### PROBLEM STATEMENT
Print exactly, please, the lines from the top of the entries below up to and including the line with "import plotly.graph_objects as go", and nothing else; pictures are excluded.

### DATA EXCERPTS
----------

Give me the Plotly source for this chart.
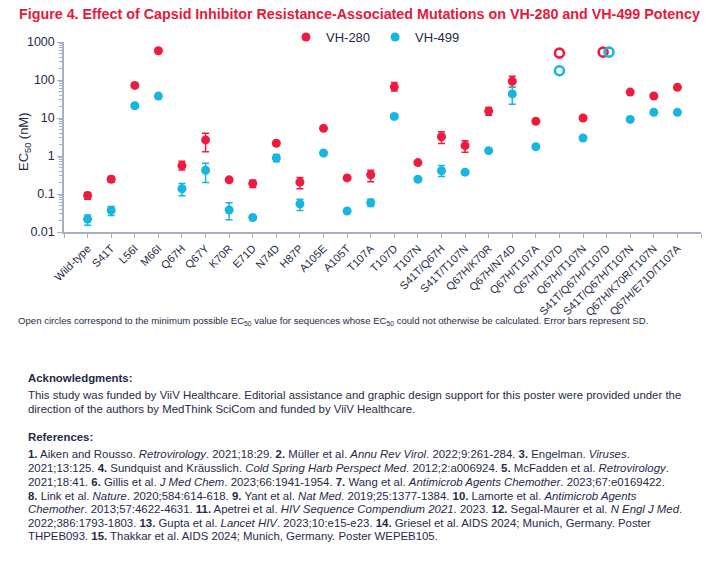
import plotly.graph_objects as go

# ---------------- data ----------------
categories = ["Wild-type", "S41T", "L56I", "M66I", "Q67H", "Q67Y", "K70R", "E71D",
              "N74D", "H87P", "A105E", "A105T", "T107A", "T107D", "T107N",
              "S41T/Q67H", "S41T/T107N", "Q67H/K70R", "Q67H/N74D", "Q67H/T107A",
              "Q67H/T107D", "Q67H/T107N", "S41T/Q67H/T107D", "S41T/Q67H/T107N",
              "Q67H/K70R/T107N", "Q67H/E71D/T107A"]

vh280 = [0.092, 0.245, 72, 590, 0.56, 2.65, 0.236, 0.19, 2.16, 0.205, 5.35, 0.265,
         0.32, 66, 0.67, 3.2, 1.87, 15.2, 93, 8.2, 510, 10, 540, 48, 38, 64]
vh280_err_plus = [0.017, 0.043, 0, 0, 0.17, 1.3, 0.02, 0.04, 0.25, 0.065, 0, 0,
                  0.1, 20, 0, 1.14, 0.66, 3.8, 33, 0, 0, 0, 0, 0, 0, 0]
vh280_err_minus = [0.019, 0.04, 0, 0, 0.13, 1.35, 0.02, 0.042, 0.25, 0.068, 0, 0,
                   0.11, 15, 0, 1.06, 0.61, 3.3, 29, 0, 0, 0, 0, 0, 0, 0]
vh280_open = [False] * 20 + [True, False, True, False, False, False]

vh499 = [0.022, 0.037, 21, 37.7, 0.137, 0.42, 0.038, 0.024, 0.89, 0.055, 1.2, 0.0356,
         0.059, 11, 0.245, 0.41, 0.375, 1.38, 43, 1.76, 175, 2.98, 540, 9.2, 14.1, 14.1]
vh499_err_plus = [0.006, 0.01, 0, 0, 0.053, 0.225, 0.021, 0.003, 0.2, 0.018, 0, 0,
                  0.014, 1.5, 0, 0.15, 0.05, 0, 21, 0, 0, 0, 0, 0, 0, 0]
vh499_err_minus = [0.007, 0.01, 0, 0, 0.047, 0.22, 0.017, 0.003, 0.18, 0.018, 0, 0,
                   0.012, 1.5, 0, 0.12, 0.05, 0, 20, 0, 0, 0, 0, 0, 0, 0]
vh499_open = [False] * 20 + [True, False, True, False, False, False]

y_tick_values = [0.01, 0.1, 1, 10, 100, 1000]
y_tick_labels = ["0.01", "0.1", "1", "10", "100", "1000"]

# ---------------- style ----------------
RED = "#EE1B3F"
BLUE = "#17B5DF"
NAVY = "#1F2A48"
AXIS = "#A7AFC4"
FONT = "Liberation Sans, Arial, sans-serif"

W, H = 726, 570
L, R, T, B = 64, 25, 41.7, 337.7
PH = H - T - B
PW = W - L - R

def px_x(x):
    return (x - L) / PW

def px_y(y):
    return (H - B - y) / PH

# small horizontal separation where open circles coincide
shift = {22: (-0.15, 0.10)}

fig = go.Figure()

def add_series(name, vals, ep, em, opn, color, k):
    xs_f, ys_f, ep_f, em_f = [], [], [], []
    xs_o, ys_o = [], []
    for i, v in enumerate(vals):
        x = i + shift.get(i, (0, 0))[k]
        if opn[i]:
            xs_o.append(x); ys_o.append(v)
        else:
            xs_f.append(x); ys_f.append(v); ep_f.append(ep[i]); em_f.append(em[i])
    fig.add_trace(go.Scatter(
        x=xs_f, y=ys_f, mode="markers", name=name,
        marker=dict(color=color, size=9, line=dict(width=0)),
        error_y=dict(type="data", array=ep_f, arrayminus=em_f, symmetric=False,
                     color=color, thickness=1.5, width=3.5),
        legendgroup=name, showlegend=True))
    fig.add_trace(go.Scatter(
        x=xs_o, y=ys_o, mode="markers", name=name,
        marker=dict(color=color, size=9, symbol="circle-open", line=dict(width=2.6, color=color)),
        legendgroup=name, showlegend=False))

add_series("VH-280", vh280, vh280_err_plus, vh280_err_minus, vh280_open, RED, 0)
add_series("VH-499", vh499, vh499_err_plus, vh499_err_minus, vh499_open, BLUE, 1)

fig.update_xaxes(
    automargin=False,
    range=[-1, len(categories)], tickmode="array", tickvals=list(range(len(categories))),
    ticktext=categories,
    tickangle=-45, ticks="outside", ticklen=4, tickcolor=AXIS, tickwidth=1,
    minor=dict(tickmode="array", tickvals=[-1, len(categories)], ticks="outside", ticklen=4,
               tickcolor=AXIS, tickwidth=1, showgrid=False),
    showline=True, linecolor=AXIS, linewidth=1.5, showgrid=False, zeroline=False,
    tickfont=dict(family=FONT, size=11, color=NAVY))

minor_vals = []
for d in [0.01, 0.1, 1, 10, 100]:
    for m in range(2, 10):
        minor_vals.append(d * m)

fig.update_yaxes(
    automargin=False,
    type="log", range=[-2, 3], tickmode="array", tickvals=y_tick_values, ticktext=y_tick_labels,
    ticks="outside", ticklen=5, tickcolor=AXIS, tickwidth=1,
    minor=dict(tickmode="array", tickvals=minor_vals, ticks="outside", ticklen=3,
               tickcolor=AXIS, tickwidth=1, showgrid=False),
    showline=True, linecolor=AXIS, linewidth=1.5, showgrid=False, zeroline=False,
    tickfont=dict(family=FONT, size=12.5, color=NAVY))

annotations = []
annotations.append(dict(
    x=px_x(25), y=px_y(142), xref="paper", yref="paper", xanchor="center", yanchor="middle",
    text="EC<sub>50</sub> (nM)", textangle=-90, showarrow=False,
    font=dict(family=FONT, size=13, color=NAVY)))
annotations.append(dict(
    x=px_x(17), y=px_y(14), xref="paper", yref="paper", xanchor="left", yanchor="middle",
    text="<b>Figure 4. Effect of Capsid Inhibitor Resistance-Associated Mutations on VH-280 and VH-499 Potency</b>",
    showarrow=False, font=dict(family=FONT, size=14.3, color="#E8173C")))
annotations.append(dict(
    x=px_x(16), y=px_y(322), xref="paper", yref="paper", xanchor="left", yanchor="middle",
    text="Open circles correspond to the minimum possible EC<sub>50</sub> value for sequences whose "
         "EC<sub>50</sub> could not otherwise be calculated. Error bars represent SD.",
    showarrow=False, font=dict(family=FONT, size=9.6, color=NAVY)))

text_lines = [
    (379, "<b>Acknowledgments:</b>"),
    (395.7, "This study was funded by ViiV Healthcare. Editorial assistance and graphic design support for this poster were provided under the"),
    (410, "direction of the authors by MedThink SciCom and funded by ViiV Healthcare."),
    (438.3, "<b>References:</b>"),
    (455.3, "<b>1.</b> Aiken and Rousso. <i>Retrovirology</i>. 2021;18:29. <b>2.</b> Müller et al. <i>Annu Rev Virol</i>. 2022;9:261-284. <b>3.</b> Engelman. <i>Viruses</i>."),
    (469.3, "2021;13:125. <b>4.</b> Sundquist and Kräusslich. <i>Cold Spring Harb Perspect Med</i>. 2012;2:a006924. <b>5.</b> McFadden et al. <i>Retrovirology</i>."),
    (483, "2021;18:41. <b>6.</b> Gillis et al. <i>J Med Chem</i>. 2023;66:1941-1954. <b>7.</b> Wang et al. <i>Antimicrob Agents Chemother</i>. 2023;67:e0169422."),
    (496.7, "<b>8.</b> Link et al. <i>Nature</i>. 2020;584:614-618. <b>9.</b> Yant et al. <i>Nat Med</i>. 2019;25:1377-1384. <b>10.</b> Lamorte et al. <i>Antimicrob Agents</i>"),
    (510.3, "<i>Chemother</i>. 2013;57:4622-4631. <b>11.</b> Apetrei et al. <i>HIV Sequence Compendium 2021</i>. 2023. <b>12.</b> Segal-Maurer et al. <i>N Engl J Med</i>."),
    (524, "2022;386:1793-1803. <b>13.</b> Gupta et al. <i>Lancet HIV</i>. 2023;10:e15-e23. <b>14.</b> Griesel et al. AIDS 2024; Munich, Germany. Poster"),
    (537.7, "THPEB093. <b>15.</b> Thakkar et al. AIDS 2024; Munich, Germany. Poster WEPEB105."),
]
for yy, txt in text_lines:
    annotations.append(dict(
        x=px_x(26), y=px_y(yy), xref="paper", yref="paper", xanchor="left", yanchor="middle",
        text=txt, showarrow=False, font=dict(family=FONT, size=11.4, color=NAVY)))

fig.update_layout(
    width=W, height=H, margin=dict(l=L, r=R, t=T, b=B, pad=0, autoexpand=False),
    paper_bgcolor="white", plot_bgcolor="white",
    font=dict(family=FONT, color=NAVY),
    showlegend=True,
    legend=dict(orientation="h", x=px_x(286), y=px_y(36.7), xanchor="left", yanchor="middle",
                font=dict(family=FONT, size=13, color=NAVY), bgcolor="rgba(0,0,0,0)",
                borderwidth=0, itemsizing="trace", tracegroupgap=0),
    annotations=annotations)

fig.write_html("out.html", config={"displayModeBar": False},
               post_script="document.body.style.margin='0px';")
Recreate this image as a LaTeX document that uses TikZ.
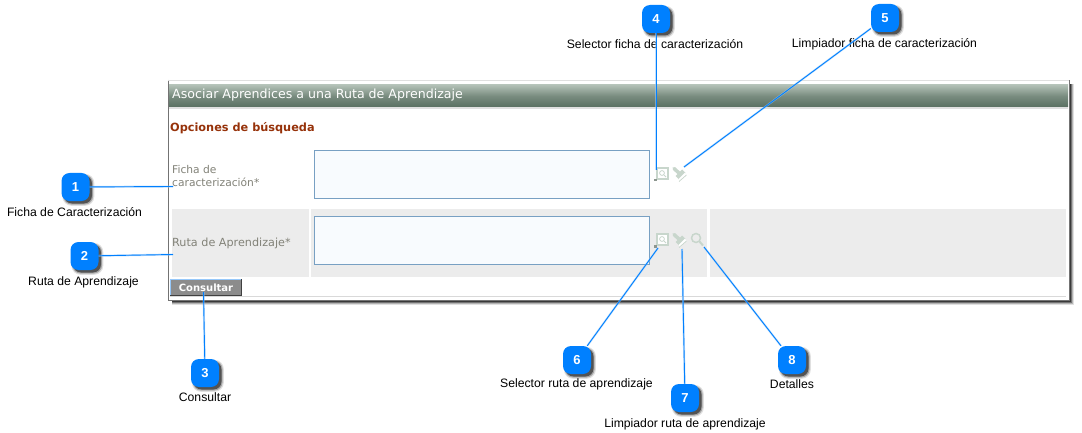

----------

### FULL ANSWER
Give me the Plotly source for this chart.
import plotly.graph_objects as go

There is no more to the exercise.